> _Instruction_
Emit the exact text of every line from the line with "Give me the Plotly source for this chart." to the line with "fig = go.Figure()", both ends included. No other output is expected.

> _Material supplied_
=====
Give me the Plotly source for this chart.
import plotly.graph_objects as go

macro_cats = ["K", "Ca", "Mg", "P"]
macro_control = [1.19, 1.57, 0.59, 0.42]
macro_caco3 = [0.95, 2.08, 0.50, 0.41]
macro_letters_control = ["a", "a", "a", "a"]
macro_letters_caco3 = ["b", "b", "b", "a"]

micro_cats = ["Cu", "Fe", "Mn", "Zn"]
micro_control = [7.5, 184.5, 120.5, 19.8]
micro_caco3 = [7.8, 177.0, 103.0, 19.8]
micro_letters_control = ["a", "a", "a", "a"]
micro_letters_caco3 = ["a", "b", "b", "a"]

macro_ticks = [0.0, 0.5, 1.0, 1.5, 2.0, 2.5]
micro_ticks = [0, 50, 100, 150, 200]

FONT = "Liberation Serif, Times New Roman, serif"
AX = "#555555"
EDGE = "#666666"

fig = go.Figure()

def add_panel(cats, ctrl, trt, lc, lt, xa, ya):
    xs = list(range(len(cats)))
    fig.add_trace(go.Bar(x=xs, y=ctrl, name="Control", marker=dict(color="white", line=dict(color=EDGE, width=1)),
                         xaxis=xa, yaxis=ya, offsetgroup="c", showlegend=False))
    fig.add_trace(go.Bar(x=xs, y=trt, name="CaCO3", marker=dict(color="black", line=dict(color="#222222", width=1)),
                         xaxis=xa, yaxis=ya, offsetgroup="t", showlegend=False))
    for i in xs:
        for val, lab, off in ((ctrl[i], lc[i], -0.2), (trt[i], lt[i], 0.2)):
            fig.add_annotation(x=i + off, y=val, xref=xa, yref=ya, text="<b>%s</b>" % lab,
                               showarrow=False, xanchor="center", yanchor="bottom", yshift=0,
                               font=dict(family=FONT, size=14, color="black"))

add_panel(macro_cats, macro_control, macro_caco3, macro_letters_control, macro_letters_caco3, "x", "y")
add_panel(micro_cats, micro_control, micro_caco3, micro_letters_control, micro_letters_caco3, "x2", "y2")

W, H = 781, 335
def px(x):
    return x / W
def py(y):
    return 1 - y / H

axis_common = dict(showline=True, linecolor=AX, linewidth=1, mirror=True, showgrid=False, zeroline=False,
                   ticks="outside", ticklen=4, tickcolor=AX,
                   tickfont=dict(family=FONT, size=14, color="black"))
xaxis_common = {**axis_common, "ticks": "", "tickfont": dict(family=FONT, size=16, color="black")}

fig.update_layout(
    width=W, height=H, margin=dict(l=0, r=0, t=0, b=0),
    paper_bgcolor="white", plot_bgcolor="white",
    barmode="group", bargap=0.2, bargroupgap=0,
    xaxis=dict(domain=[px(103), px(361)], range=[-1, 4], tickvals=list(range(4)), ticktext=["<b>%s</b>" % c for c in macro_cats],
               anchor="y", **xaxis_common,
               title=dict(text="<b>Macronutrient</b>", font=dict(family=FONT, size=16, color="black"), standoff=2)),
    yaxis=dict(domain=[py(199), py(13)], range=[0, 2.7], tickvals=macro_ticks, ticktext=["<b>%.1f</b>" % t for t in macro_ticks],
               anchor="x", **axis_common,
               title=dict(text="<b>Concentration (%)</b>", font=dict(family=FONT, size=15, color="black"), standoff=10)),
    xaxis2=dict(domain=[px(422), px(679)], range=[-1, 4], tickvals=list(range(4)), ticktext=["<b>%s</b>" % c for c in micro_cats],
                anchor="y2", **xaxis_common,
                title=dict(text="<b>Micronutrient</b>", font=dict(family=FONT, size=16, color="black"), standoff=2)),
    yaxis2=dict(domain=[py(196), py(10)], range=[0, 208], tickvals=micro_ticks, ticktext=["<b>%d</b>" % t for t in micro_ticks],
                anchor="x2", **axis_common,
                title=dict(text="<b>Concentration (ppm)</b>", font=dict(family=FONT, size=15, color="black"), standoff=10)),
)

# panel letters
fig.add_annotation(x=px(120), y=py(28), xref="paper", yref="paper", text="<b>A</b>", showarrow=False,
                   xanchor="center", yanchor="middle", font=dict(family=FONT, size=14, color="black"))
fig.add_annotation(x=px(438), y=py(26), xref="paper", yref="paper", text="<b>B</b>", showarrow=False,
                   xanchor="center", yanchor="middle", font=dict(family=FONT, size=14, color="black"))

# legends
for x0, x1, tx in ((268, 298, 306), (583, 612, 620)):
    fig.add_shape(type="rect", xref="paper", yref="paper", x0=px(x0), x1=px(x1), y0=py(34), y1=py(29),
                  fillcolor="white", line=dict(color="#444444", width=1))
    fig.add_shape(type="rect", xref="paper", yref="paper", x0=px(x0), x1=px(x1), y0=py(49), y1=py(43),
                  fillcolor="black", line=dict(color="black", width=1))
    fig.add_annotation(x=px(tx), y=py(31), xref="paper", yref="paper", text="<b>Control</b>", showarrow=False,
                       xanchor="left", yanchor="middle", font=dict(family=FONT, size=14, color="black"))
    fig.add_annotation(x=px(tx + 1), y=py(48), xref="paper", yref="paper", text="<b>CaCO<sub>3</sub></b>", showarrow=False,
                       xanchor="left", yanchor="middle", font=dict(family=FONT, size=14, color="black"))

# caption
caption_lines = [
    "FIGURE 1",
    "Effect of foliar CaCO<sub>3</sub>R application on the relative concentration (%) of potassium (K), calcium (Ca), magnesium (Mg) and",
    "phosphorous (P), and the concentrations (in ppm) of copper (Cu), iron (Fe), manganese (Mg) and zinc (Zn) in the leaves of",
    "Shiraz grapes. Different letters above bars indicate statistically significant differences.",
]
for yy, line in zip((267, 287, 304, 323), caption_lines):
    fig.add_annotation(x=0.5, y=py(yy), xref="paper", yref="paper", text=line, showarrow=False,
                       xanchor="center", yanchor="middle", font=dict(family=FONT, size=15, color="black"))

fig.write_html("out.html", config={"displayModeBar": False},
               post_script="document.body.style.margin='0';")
=====
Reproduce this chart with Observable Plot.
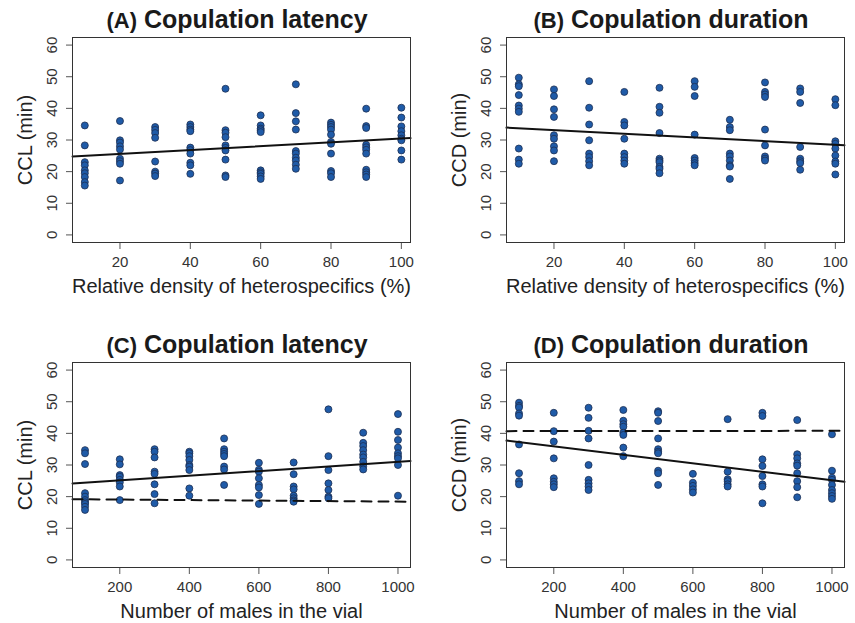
=====
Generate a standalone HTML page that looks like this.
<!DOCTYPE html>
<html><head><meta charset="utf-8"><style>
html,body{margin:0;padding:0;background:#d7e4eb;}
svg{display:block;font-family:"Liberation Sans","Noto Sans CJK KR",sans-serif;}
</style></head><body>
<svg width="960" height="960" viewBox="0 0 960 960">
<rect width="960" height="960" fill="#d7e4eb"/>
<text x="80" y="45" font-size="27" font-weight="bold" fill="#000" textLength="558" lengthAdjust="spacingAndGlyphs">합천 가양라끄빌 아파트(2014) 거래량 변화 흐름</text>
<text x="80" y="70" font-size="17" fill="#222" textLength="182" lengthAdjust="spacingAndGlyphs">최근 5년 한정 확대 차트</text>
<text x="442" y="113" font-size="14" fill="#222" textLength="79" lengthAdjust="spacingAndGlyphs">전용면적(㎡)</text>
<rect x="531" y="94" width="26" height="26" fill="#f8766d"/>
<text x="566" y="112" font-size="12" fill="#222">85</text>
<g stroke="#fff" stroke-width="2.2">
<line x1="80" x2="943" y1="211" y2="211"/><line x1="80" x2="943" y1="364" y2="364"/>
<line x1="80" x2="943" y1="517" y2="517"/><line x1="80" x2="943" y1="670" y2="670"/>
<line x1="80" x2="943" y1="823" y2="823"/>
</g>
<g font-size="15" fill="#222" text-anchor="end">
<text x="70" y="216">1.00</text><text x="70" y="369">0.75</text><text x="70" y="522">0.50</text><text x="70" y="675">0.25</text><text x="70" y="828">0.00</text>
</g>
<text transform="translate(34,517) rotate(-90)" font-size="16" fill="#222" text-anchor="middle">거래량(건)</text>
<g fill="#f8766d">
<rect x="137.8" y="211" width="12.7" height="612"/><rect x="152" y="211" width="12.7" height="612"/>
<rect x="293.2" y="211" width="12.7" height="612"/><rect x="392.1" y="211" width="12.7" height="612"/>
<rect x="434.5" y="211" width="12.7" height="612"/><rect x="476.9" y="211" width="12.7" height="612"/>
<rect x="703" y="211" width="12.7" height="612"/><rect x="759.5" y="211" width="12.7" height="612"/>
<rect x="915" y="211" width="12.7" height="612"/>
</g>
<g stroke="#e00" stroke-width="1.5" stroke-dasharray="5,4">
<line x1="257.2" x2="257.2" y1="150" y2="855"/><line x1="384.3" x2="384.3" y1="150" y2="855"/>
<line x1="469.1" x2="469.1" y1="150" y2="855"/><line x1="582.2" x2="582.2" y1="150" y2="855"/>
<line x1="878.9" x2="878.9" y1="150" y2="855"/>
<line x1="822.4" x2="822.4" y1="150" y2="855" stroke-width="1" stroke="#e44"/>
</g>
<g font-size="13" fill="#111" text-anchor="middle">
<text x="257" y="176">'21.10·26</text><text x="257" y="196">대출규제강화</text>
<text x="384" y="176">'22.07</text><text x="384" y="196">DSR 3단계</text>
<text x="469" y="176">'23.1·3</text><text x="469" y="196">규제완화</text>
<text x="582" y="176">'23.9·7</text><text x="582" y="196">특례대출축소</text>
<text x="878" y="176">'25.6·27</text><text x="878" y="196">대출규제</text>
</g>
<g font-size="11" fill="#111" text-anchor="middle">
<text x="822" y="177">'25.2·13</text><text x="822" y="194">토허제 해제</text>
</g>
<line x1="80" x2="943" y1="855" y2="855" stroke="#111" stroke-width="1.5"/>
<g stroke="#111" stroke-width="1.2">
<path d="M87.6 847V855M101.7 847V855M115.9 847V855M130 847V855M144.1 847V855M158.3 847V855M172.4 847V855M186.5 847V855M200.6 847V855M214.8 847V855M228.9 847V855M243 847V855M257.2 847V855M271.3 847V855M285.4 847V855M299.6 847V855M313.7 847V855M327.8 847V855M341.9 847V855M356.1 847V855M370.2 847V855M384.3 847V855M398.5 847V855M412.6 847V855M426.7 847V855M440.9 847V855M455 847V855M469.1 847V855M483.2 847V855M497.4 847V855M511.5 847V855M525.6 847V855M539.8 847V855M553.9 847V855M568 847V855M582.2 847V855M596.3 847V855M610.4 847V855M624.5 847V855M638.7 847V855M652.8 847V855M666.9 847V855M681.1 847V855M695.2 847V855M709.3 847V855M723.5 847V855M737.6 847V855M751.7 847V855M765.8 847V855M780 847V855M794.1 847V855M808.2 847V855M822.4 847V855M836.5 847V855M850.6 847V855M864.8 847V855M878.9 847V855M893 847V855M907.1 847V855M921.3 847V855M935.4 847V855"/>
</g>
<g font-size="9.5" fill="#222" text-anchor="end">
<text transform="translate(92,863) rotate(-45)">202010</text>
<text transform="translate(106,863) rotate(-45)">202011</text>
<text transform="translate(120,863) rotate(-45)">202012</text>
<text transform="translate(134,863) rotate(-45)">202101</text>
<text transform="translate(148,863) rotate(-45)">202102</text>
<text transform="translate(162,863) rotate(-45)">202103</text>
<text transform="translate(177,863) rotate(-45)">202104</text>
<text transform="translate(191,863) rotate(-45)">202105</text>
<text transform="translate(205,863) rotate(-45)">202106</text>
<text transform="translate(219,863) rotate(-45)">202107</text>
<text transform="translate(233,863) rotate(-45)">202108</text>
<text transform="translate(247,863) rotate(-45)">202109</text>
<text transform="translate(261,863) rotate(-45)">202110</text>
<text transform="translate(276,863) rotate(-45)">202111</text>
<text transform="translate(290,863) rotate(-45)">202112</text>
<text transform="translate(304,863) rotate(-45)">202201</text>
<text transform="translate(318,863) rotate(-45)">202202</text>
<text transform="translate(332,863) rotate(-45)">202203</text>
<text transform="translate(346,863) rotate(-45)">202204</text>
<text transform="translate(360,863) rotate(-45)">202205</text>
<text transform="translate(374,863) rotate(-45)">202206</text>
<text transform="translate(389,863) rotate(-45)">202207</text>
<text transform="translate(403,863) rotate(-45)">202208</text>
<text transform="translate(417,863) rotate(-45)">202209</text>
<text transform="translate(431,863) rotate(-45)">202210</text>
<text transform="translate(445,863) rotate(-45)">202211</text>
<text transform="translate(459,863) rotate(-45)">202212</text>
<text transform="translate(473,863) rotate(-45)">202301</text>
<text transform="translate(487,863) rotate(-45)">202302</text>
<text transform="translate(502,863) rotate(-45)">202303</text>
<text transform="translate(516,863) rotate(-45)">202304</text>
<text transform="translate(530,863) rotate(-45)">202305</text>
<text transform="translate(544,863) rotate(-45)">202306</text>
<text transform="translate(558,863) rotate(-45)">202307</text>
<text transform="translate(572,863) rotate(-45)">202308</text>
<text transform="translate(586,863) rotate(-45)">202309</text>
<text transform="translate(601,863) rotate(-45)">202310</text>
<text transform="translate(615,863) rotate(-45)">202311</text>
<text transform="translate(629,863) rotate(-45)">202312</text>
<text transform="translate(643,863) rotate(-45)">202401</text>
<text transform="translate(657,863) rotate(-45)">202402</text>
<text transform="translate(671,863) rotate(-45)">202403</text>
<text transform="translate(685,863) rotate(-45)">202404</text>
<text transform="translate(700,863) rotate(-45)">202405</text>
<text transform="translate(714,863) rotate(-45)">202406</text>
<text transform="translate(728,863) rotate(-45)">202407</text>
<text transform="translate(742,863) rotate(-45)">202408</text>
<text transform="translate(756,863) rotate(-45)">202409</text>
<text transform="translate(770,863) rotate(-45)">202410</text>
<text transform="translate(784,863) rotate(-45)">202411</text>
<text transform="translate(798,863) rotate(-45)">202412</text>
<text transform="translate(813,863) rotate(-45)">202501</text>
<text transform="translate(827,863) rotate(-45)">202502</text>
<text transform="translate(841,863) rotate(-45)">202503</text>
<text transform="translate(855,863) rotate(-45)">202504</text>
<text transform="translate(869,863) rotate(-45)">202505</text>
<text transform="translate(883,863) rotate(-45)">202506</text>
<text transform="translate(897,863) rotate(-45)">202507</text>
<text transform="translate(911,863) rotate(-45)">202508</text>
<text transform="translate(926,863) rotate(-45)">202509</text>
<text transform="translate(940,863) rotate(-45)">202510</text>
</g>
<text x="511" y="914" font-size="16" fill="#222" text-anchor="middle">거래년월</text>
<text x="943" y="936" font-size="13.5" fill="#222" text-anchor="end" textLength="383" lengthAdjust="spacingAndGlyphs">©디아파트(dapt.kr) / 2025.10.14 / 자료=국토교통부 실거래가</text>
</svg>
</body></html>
=====
> _Written response_
Give me the Plotly source for this chart.
import plotly.graph_objects as go

macro_cats = ["K", "Ca", "Mg", "P"]
macro_control = [1.19, 1.57, 0.59, 0.42]
macro_caco3 = [0.95, 2.08, 0.50, 0.41]
macro_letters_control = ["a", "a", "a", "a"]
macro_letters_caco3 = ["b", "b", "b", "a"]

micro_cats = ["Cu", "Fe", "Mn", "Zn"]
micro_control = [7.5, 184.5, 120.5, 19.8]
micro_caco3 = [7.8, 177.0, 103.0, 19.8]
micro_letters_control = ["a", "a", "a", "a"]
micro_letters_caco3 = ["a", "b", "b", "a"]

macro_ticks = [0.0, 0.5, 1.0, 1.5, 2.0, 2.5]
micro_ticks = [0, 50, 100, 150, 200]

FONT = "Liberation Serif, Times New Roman, serif"
AX = "#555555"
EDGE = "#666666"

fig = go.Figure()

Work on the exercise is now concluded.